Tuesday, August 24, 2004

Rock Bottom

Well, the medical center has been around awhile, it’s seen some spectacular scandals, some flamboyant flops, but lately it feels like things might have sunk to a new low. Staff and supply shortages have ground many areas to a crawl if not a halt. Sure the consultants continue to forge ahead insisting that cutting 43% of the staff on a nursing floor that treats the critically ill won’t affect service or quality, but no one really listens to them anymore. They keep coming up with new bad ideas, but the consultant/executive team has become so dysfunctional at this point they couldn’t fix a sandwich, without 20 subcontractors.

The county supervisors hired them to “downsize.” The supervisors wanted a fast neat surgical strike, hundreds of annoying union employees gone in a single blow, leaving a budget surplus.

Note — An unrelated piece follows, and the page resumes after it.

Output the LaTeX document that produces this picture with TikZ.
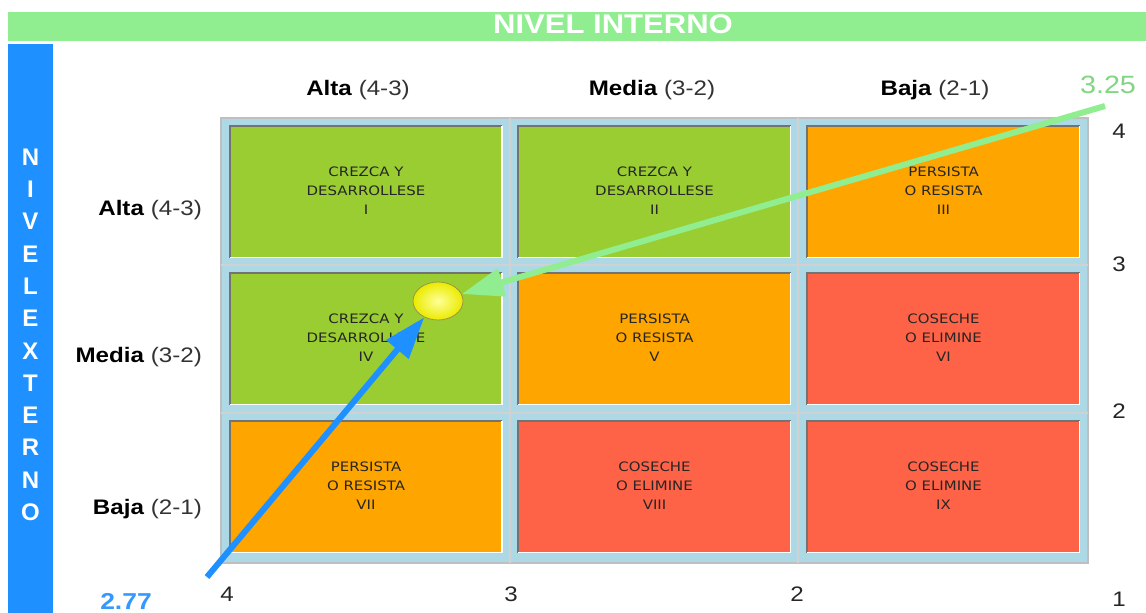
\documentclass[tikz,border=0pt]{standalone}
\usepackage{fontspec}
\setmainfont{Liberation Sans}
\newfontfamily\cellfont{DejaVu Sans}
\usetikzlibrary{arrows.meta,shapes.geometric}
\definecolor{ygreen}{HTML}{9ACD32}
\definecolor{orng}{HTML}{FFA500}
\definecolor{tomred}{HTML}{FF6347}
\definecolor{lblue}{HTML}{ADD8E6}
\definecolor{lgreen}{HTML}{90EE90}
\definecolor{dblue}{HTML}{1E90FF}
\definecolor{numblue}{HTML}{3399FF}
\definecolor{txtgray}{HTML}{333333}
\newcommand{\hs}[1]{\scalebox{1.15}[1]{#1}}
\newcommand{\celltxt}[3]{\hs{\begin{tabular}{@{}c@{}}#1\\#2\\#3\end{tabular}}}
\tikzset{
  cellbox/.style={rectangle, minimum width=272pt, minimum height=131pt, inner sep=0pt,
    font=\cellfont\fontsize{13}{19}\selectfont, text=black!85},
  headlbl/.style={anchor=base, font=\fontsize{21}{25}\selectfont, text=black, inner sep=0pt},
  numlbl/.style={anchor=base, font=\fontsize{21}{24}\selectfont, text=black!85, inner sep=0pt},
  sideletter/.style={font=\bfseries\fontsize{24}{28}\selectfont, text=white, inner sep=0pt},
  bigarrow/.style={line width=6pt, -{Triangle[length=42pt,width=28pt]}},
}
\begin{document}
\begin{tikzpicture}[x=1pt,y=-1pt]
\useasboundingbox (0,0) rectangle (1146,613);
\fill[white] (0,0) rectangle (1146,613);
% top bar
\fill[lgreen] (8,12) rectangle (1146,41);
\node[font=\bfseries\fontsize{27}{30}\selectfont, text=white, inner sep=0pt] (toptitle) at (613,24) {\hs{NIVEL INTERNO}};
% side bar
\fill[dblue] (8,44) rectangle (53,613);
\foreach \l [count=\i from 0] in {N,I,V,E,L,E,X,T,E,R,N,O}
  \node[sideletter] (s\i) at (30.5,{157+32.3*\i}) {\l};
% frame
\fill[lblue] (221,118) rectangle (1088,563);
\draw[black!25, line width=2.5pt] (221,118) rectangle (1088,563);
\draw[black!18, line width=2.5pt] (510,118) -- (510,563) (798,118) -- (798,563)
  (221,265) -- (1088,265) (221,413) -- (1088,413);
% cells
\node[cellbox, fill=ygreen] (c1) at (366,192) {\celltxt{CREZCA Y}{DESARROLLESE}{I}};
\node[cellbox, fill=ygreen] (c2) at (654.5,192) {\celltxt{CREZCA Y}{DESARROLLESE}{II}};
\node[cellbox, fill=orng] (c3) at (943.5,192) {\celltxt{PERSISTA}{O RESISTA}{III}};
\node[cellbox, fill=ygreen] (c4) at (366,339) {\celltxt{CREZCA Y}{DESARROLLESE}{IV}};
\node[cellbox, fill=orng] (c5) at (654.5,339) {\celltxt{PERSISTA}{O RESISTA}{V}};
\node[cellbox, fill=tomred] (c6) at (943.5,339) {\celltxt{COSECHE}{O ELIMINE}{VI}};
\node[cellbox, fill=orng] (c7) at (366,487) {\celltxt{PERSISTA}{O RESISTA}{VII}};
\node[cellbox, fill=tomred] (c8) at (654.5,487) {\celltxt{COSECHE}{O ELIMINE}{VIII}};
\node[cellbox, fill=tomred] (c9) at (943.5,487) {\celltxt{COSECHE}{O ELIMINE}{IX}};
\foreach \c in {c1,c2,c3,c4,c5,c6,c7,c8,c9}{
  \draw[black!55, line width=2pt] (\c.south west) -- (\c.north west) -- (\c.north east);
  \draw[white, line width=1.5pt] (\c.north east) -- (\c.south east) -- (\c.south west);
}
% column headers
\node[headlbl] (h1) at (358,95) {\hs{\textbf{Alta} \textcolor{txtgray}{(4-3)}}};
\node[headlbl] (h2) at (652,95) {\hs{\textbf{Media} \textcolor{txtgray}{(3-2)}}};
\node[headlbl] (h3) at (935,95) {\hs{\textbf{Baja} \textcolor{txtgray}{(2-1)}}};
% row headers
\node[headlbl, anchor=base east] (r1) at (202,215) {\hs{\textbf{Alta} \textcolor{txtgray}{(4-3)}}};
\node[headlbl, anchor=base east] (r2) at (202,362) {\hs{\textbf{Media} \textcolor{txtgray}{(3-2)}}};
\node[headlbl, anchor=base east] (r3) at (202,514) {\hs{\textbf{Baja} \textcolor{txtgray}{(2-1)}}};
% axis numbers
\node[numlbl] (y4) at (1119,138) {\hs{4}};
\node[numlbl] (y3) at (1119,271) {\hs{3}};
\node[numlbl] (y2) at (1119,418) {\hs{2}};
\node[numlbl] (y1) at (1119,606) {\hs{1}};
\node[numlbl] (x4) at (227,601) {\hs{4}};
\node[numlbl] (x3) at (511,601) {\hs{3}};
\node[numlbl] (x2) at (797,601) {\hs{2}};
\node[anchor=base, inner sep=0pt, font=\fontsize{25}{28}\selectfont, text=lgreen!90!black] (v325) at (1108,93) {\hs{3.25}};
\node[anchor=base, inner sep=0pt, font=\bfseries\fontsize{23}{26}\selectfont, text=numblue] (v277) at (126,609) {\hs{2.77}};
% ball and arrows
\node[ellipse, minimum width=50pt, minimum height=38pt, inner sep=0pt,
  inner color=yellow!40!white, outer color=yellow!92!black,
  draw=yellow!55!black, line width=0.8pt] (ball) at (438,301) {};
\coordinate (g0) at (1105,106);
\coordinate (b0) at (207,577);
\draw[bigarrow, lgreen] (g0) -- (ball);
\draw[bigarrow, dblue] (b0) -- (ball);
\end{tikzpicture}
\end{document}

The extra cash could be quietly moved back into the county supervisor’s pockets and used for Alameda County’s high priority projects like paying off Al Davis, building more jails, or granting fat contracts to big political donors. Well, things didn’t go as expected, that’s the problem with these “get rich quick plans.” The consultants couldn’t deliver the cash, but that’s the good news, the bad news is they don’t know how to run a hospital; things aren’t just staying the same they are deteriorating rapidly. It‘s time that we officially declare this situation a quagmire.

What has frightened staff and patients more then ridiculous lay-off proposals is the consulting team’s complete inability to manage the day-to-day operations. As my mother used to say when I would leave her home alone with my father and my brother, “I’m in a sinking ship with blind sailors!”